-- Information provided start --

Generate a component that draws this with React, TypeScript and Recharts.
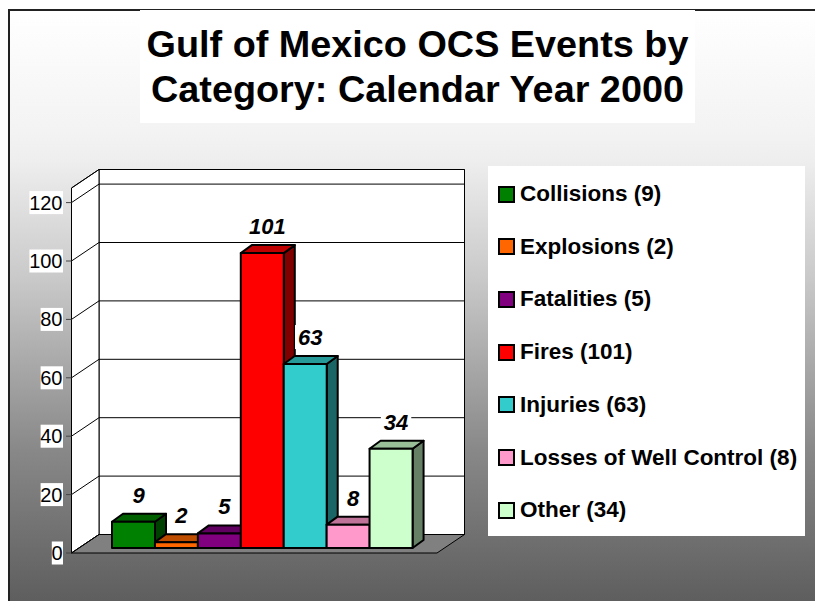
import React from "react";
import { BarChart, Bar, XAxis, YAxis, CartesianGrid, Legend, LabelList, Cell } from "recharts";

const categories = ["Collisions", "Explosions", "Fatalities", "Fires", "Injuries", "Losses of Well Control", "Other"];
const counts = [9, 2, 5, 101, 63, 8, 34];
const colors = ["#008000", "#FF6600", "#800080", "#FF0000", "#33CCCC", "#FF99CC", "#CCFFCC"];
const yTicks = [0, 20, 40, 60, 80, 100, 120];
const titleLines = ["Gulf of Mexico OCS Events by", "Category: Calendar Year 2000"];

const rows = categories.map((name, i) => ({ name, value: counts[i], color: colors[i] }));

const FONT = '"Liberation Sans", Arial, sans-serif';
const W = 815, H = 601;
const LEFT = 71.5, RIGHT = 437, TOP = 188, BOTTOM = 553;
const DX = 27.5, DY = 18.5;      // wall depth
const BAR_DX = 11, BAR_DY = 8;   // bar depth
const SHIFT_X = 8, SHIFT_Y = 5;  // bars stand inside the floor

function shade(hex: string, k: number) {
  const n = parseInt(hex.slice(1), 16);
  const c = [(n >> 16) & 255, (n >> 8) & 255, n & 255].map((v) => Math.round(v * k));
  return `rgb(${c[0]},${c[1]},${c[2]})`;
}

function Bar3D(props: any) {
  const { x, y, width, height, payload } = props;
  const l = x + SHIFT_X, r = l + width, t = y - SHIFT_Y, b = t + height;
  const c = payload.color;
  const s = { stroke: "#000", strokeWidth: 2, strokeLinejoin: "round" as const };
  return (
    <g>
      <polygon points={`${r},${b} ${r + BAR_DX},${b - BAR_DY} ${r + BAR_DX},${t - BAR_DY} ${r},${t}`} fill={shade(c, 0.5)} {...s} />
      <polygon points={`${l},${t} ${l + BAR_DX},${t - BAR_DY} ${r + BAR_DX},${t - BAR_DY} ${r},${t}`} fill={shade(c, 0.75)} {...s} />
      <rect x={l} y={t} width={width} height={height} fill={c} {...s} />
    </g>
  );
}

function BarValue(props: any) {
  const { x, y, width, value } = props;
  const cx = x + width / 2 + SHIFT_X + 5;
  const cy = y - SHIFT_Y - 27;
  const w = String(value).length * 12.2 + 6;
  return (
    <g>
      <rect x={cx - w / 2} y={cy - 12} width={w} height={24} fill="#fff" />
      <text x={cx} y={cy + 8} textAnchor="middle" fontFamily={FONT} fontSize={22} fontWeight="bold" fontStyle="italic" fill="#000">
        {value}
      </text>
    </g>
  );
}

function AxisTick(props: any) {
  const { y, payload } = props;
  const label = String(payload.value);
  const w = label.length * 11.2;
  return (
    <g>
      <rect x={63 - w} y={y - 11.5} width={w} height={23} fill="#fff" />
      <text x={62.5} y={y + 7} textAnchor="end" fontFamily={FONT} fontSize={20} fill="#000">
        {label}
      </text>
      <line x1={66} x2={LEFT} y1={y} y2={y} stroke="#444" strokeWidth={1} />
    </g>
  );
}

function GridLine(props: any) {
  const { y1, index } = props;
  const line = { stroke: "#000", strokeWidth: 1 };
  return (
    <g key={`grid-${index}`}>
      {index === 0 && (
        <g>
          <polygon points={`${LEFT + DX},${BOTTOM - DY} ${RIGHT + DX},${BOTTOM - DY} ${RIGHT + DX},${TOP - DY} ${LEFT + DX},${TOP - DY}`} fill="#fff" {...line} />
          <polygon points={`${LEFT},${BOTTOM} ${LEFT + DX},${BOTTOM - DY} ${LEFT + DX},${TOP - DY} ${LEFT},${TOP}`} fill="#fff" {...line} />
          <polygon points={`${LEFT},${BOTTOM} ${RIGHT},${BOTTOM} ${RIGHT + DX},${BOTTOM - DY} ${LEFT + DX},${BOTTOM - DY}`} fill="#808080" {...line} />
        </g>
      )}
      <line x1={LEFT} y1={y1} x2={LEFT + DX} y2={y1 - DY} {...line} />
      <line x1={LEFT + DX} y1={y1 - DY} x2={RIGHT + DX} y2={y1 - DY} {...line} />
    </g>
  );
}

function LegendBox() {
  return (
    <div style={{ width: 317, height: 370, background: "#fff", position: "relative", fontFamily: FONT }}>
      {rows.map((row, i) => (
        <div key={row.name} style={{ position: "absolute", left: 10, top: 15 + i * 52.7, height: 26, display: "flex", alignItems: "center", whiteSpace: "nowrap" }}>
          <span style={{ width: 13, height: 13, border: "2px solid #000", background: row.color, display: "inline-block", marginRight: 5 }} />
          <span style={{ fontSize: 22.5, fontWeight: "bold", color: "#000", lineHeight: "26px" }}>
            {row.name} ({row.value})
          </span>
        </div>
      ))}
    </div>
  );
}

export default function App() {
  return (
    <div style={{ position: "fixed", left: 0, top: 0, width: W, height: H, background: "#fff", overflow: "hidden" }}>
      <div
        style={{
          position: "absolute", left: 8, top: 9, width: W, height: H, boxSizing: "border-box",
          borderLeft: "2px solid #222", borderTop: "2px solid #222",
          background: "linear-gradient(to bottom, #ffffff 0px, #f3f3f3 120px, #eeeeee 150px, #c8c8c8 270px, #888888 440px, #5e5e5e 590px)",
        }}
      />
      <div style={{ position: "absolute", left: 140, top: 10, width: 555, height: 113, background: "#fff", fontFamily: FONT, fontSize: 37.8, fontWeight: "bold", textAlign: "center", lineHeight: "45px", paddingTop: 12, boxSizing: "border-box", color: "#000" }}>
        {titleLines.map((t) => (
          <div key={t} style={{ whiteSpace: "nowrap" }}>{t}</div>
        ))}
      </div>
      <div style={{ position: "absolute", left: 0, top: 0 }}>
        <BarChart
          width={W}
          height={H}
          data={rows}
          barCategoryGap={0}
          margin={{ top: TOP, bottom: H - BOTTOM, left: LEFT - 60, right: W - RIGHT }}
        >
          <CartesianGrid vertical={false} horizontal={GridLine as any} />
          <XAxis dataKey="name" hide padding={{ left: 32.5, right: 32.5 }} />
          <YAxis width={60} domain={[0, 125]} ticks={yTicks} interval={0} axisLine={false} tickLine={false} tick={AxisTick as any} />
          <Bar dataKey="value" shape={Bar3D as any} isAnimationActive={false}>
            {rows.map((row) => (
              <Cell key={row.name} fill={row.color} />
            ))}
            <LabelList dataKey="value" content={BarValue as any} />
          </Bar>
          <Legend
            layout="vertical"
            align="center"
            verticalAlign="middle"
            content={LegendBox as any}
            wrapperStyle={{ left: 488, top: 166, width: 317, height: 370 }}
          />
        </BarChart>
      </div>
    </div>
  );
}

-- Information provided end --

* _Stated task_
Only lines that contain the word "React" are wanted; copy each of them.

* _Written response_
Generate a component that draws this with React, TypeScript and Recharts.
import React from "react";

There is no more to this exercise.